*What you will do*
Find the string "that" in the data, then copy every line where it is found.
begin
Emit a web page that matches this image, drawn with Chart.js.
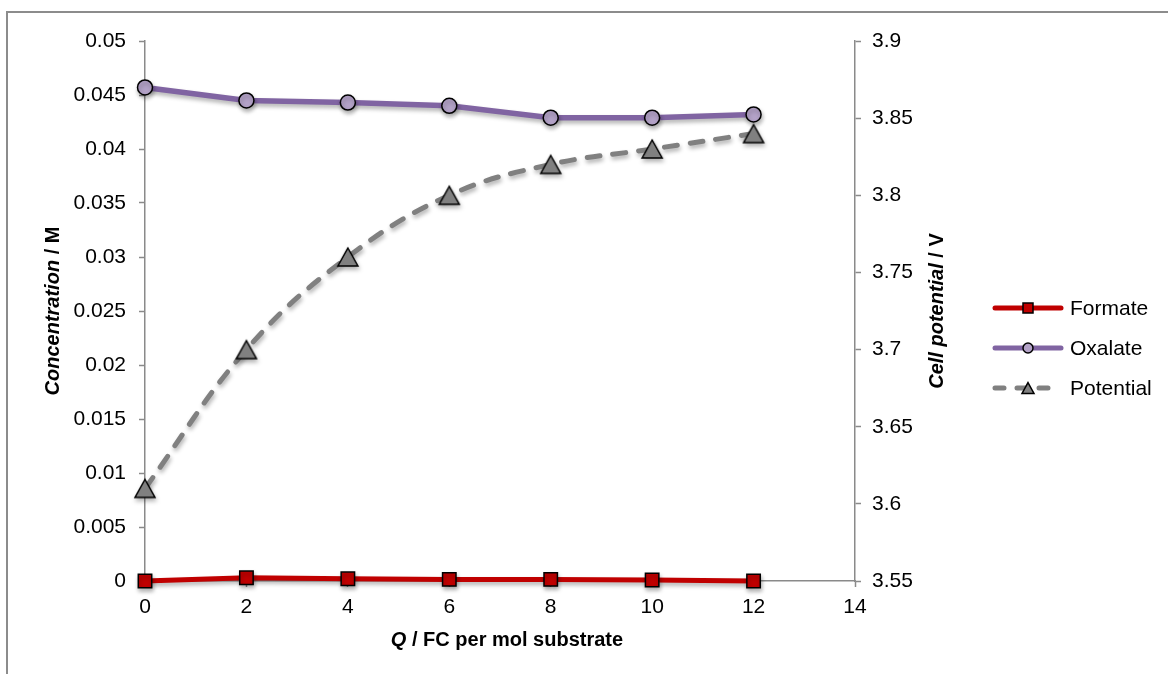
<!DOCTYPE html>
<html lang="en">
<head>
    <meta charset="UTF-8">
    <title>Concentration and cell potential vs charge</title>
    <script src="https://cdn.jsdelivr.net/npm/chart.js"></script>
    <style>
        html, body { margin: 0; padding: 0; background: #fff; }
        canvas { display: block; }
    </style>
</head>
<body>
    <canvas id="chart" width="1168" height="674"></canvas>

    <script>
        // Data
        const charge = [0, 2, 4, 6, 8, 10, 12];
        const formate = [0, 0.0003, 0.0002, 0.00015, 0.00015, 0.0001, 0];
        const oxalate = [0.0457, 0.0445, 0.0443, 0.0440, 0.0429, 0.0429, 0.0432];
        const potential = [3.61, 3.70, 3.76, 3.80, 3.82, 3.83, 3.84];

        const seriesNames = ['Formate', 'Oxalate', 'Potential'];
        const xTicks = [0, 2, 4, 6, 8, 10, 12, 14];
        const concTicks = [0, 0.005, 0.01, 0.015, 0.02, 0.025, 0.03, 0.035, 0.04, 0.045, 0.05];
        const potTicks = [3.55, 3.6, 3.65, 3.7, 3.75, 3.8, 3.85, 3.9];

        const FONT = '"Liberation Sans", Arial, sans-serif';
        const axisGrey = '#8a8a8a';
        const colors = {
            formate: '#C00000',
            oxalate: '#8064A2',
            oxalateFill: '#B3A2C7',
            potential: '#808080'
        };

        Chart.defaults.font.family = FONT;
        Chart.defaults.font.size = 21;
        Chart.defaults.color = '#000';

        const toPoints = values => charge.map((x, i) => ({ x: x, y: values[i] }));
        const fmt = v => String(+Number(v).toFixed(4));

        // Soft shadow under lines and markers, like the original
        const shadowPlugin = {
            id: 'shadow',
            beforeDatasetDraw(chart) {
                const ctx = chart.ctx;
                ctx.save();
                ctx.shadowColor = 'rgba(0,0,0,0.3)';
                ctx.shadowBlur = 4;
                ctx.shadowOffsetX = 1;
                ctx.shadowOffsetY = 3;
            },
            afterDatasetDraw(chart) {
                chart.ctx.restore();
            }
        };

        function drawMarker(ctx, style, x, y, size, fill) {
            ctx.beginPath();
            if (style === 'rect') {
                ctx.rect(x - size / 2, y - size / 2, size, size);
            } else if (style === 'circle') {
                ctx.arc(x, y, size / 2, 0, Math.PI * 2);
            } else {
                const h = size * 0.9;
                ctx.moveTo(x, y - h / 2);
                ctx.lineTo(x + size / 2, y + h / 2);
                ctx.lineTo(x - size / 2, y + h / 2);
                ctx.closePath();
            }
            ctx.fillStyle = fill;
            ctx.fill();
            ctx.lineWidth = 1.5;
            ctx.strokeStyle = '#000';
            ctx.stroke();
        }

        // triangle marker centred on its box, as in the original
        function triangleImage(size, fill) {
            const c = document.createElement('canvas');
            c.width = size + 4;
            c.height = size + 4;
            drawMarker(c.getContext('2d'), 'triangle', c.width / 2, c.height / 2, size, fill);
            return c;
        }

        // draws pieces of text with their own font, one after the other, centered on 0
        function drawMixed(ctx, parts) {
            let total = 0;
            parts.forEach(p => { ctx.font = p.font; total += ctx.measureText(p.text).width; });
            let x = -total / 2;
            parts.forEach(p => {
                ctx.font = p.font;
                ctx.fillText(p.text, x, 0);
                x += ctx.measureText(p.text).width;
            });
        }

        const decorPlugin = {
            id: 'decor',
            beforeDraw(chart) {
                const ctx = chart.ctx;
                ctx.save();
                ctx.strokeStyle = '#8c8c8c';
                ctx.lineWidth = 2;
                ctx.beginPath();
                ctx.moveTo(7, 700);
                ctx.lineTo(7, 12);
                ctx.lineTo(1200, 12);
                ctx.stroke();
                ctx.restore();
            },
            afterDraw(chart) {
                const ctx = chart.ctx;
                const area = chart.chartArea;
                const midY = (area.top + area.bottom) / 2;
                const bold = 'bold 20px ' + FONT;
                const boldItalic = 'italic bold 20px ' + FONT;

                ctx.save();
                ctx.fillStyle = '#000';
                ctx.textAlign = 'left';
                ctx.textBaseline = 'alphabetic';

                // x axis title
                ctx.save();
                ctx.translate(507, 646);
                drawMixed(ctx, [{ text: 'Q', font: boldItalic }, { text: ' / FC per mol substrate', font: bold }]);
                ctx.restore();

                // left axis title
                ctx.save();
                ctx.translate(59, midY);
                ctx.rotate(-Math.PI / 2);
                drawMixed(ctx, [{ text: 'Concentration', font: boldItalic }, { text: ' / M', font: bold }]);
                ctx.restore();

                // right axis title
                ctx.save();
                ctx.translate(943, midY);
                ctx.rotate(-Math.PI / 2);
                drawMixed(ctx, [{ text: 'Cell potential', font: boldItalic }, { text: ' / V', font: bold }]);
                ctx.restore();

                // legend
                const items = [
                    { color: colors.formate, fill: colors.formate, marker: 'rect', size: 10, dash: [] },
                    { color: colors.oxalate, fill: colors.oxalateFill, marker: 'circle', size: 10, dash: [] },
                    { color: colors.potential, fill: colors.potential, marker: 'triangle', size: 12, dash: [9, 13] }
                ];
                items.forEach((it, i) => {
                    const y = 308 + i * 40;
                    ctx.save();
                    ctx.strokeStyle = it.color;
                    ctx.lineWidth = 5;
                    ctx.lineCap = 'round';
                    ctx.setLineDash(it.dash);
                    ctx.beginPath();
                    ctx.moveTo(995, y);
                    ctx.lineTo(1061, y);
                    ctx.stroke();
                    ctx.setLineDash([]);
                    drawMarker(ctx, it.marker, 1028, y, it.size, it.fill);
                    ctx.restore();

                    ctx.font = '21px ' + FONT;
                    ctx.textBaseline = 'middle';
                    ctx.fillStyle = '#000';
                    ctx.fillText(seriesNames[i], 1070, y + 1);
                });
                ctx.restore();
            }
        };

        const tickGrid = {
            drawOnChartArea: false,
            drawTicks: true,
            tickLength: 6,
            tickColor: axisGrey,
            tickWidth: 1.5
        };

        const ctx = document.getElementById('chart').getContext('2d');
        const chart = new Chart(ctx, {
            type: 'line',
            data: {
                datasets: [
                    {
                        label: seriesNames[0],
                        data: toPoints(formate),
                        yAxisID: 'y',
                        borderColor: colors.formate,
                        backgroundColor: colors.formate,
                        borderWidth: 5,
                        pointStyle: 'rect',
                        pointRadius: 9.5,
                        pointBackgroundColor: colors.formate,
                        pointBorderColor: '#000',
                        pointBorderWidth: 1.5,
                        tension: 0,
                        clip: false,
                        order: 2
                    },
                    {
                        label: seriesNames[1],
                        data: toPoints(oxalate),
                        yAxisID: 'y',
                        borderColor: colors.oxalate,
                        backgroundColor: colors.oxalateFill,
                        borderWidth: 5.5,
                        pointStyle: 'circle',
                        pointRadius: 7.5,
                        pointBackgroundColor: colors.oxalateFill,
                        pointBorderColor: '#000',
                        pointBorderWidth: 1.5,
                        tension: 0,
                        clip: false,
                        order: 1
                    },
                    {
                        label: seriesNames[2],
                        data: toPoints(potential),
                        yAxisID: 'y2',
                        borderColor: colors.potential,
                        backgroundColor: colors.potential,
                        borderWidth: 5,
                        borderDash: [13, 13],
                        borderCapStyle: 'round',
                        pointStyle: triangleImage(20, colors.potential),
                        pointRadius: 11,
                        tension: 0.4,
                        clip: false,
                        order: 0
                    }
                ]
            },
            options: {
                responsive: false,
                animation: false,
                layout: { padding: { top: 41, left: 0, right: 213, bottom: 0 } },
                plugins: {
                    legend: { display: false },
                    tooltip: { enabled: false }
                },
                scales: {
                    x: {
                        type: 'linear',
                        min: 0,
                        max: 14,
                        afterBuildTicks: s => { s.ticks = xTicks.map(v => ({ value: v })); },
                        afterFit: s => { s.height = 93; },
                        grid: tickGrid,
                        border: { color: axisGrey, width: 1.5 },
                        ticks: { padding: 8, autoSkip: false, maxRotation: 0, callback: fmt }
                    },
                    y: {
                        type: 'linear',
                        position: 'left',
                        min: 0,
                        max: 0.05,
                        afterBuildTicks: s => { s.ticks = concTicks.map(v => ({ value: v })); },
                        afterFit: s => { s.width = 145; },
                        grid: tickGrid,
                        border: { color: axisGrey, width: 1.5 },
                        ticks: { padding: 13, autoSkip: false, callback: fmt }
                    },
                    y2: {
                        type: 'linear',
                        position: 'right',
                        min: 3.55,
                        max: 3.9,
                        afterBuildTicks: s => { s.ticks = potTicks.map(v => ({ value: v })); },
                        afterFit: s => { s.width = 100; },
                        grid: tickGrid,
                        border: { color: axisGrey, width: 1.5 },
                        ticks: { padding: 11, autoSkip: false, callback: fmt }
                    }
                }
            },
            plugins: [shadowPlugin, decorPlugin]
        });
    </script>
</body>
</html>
end
begin
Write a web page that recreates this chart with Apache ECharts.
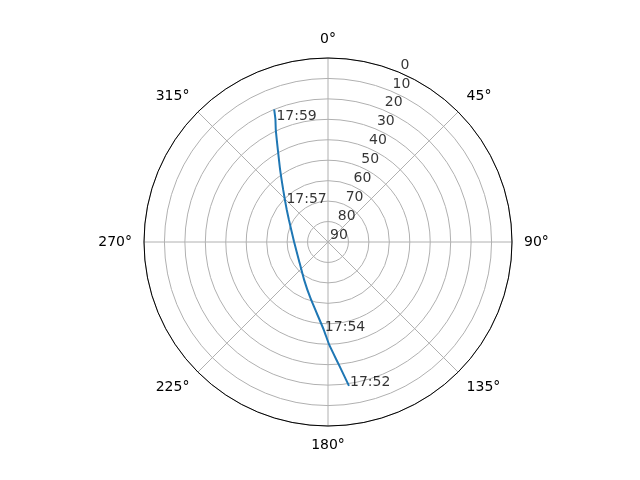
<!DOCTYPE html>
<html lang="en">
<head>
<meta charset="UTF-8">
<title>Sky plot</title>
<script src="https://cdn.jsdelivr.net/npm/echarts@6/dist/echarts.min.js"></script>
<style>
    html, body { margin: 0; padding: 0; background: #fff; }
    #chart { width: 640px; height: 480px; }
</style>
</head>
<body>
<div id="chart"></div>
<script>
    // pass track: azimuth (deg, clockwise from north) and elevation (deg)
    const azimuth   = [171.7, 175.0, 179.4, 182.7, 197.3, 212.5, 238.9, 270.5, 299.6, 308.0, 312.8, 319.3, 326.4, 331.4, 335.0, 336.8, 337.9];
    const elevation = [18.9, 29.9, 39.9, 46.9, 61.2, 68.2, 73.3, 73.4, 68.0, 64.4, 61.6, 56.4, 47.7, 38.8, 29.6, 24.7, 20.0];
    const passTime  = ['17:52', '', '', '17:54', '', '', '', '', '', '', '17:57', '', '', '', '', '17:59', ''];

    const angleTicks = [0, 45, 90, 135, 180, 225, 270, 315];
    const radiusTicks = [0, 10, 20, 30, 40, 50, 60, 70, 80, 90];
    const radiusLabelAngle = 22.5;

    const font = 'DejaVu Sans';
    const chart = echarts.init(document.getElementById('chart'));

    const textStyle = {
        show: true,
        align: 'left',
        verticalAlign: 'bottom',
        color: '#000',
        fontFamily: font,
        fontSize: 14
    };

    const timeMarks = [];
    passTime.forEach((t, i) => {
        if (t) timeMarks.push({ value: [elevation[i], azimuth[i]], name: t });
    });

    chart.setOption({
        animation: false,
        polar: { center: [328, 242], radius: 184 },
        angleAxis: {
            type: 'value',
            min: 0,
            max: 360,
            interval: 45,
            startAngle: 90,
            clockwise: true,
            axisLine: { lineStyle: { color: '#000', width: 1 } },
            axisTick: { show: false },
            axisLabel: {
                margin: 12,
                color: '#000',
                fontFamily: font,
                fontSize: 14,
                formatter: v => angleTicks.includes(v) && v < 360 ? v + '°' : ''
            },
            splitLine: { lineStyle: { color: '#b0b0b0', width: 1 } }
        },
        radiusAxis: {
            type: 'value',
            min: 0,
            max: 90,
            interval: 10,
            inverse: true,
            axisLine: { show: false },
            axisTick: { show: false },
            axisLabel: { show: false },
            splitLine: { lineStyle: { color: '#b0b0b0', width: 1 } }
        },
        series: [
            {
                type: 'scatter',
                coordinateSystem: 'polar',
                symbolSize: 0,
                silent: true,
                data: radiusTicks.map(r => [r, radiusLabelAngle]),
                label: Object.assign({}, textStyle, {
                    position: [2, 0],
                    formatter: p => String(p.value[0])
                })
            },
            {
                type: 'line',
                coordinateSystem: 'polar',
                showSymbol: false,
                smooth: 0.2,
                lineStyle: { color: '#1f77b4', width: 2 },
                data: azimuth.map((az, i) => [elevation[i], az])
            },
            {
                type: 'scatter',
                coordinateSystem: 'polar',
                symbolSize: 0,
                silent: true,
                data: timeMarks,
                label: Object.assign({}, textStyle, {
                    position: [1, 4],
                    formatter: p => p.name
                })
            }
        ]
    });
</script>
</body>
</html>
end
*Result of the exercise*
Emit a web page that matches this image, drawn with Chart.js.
Write a web page that recreates this chart with Apache ECharts.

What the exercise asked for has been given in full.